This museum contains one of the world's finest collections of Roman and Byzantine mosaics, covering a period from the 1st century AD to the 5th century. Many were recovered almost intact from Tarsus or Harbiye (Daphne in ancient times), 9km to the south.
At the time of writing, the museum was in the final stages of a long-awaited move to purpose-built premises on the main road to Reyhanlı, about 1km past the Church of St Peter.
The new museum is set to provide a brilliant modern canvas on which to display the dazzling collection, much of which has never been put on show before, due to a lack of room at the old museum.

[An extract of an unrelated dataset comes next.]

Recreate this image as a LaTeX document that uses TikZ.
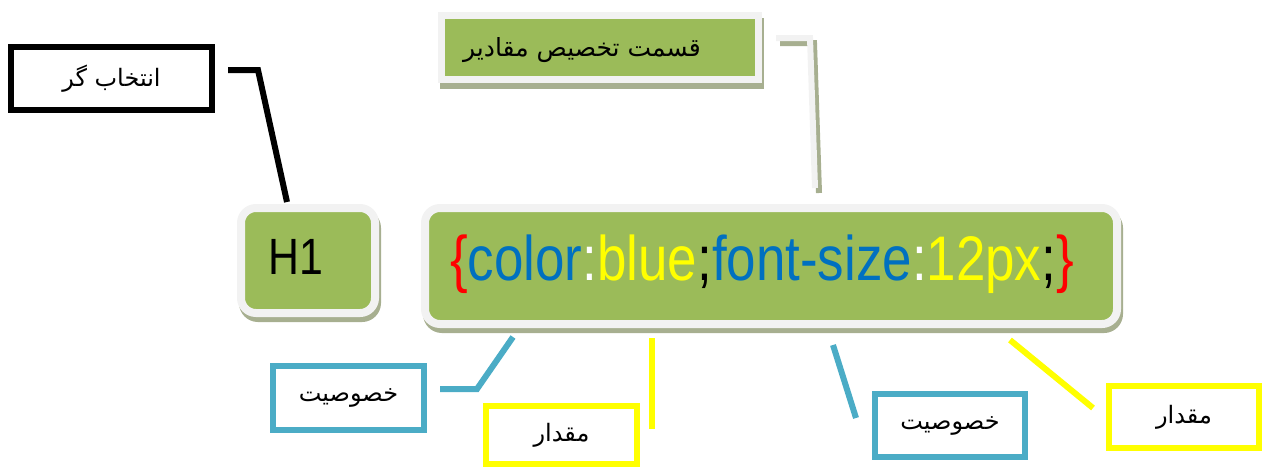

Among the museum's highlight pieces are the full-body mosaic of Oceanus & Thetis (2nd century) and the Buffet Mosaic (3rd century), with its depictions of dishes of chicken, fish and eggs. Thalassa & the Nude Fishermen shows children riding whales and dolphins, while the fabulous 3rd-century mosaics of Narcissus and Orpheus depict stories from mythology. Other mosaics in the collection have quirkier subjects: three of the museum's most famous are the happy hunchback with an oversized phallus; the black fisherman; and the mysterious portrayal of a raven, a scorpion, a dog and a pitchfork attacking an 'evil eye'.
As well as the mosaics, the museum also showcases artefacts recovered from various mounds and tumuli (burial mounds) in the area, including a Hittite mound near Dörtyol, 16km north of İskenderun. Taking pride of place in the collection is the so-called Antakya Sarcophagus (Antakya Lahdı), an impossibly ornate tomb with an unfinished reclining figure on the lid.